Bill Hudson lives in the Quad Cities, is a member of the Quint Cities Poetry Club, and has regularly had poems published in the Lyrical Iowa, The Rockford Review, and other places.
Caroline Johnson has two illustrated poetry chapbooks, Where the Street Ends and My Mother’s Artwork, and more than 400 poems in print. Nominated for the Pushcart Prize and Best of the Net, she won 1st place in the Chicago Tribune’s Printers Row 2012 Poetry Contest, and her poetry has been featured on Garrison Keillor’s Writer’s Almanac. Her full-length collection, The Caregiver (Holy Cow! Press, 2018) was inspired by years of family caregiving. She is part of the P2 Collective, a Chicago-area group of poets and photographers who present at area galleries, and online. Visit her at www.caroline-johnson.com.

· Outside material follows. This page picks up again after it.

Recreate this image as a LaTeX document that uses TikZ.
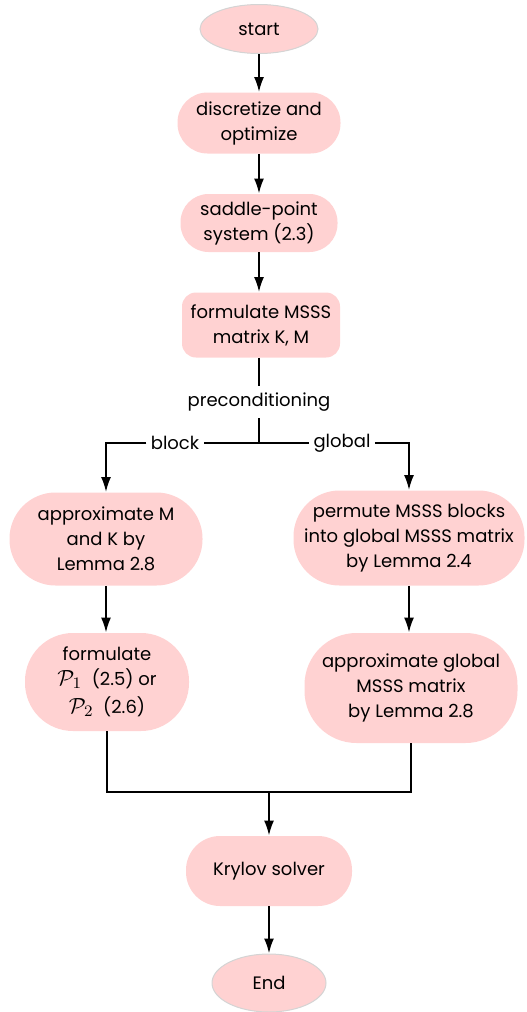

Christian Ward is a UK-based writer who has recently appeared in The Hemlock, South Florida Poetry Journal, The Dewdrop, Dodging the Rain, The Seventh Quarry, Bluepepper, Tipton Poetry Journal, The Amazine and Indian Periodical. His first poetry collection, Intermission, is out now on Amazon. He was recently commended in the 2023 Poets & Players competition.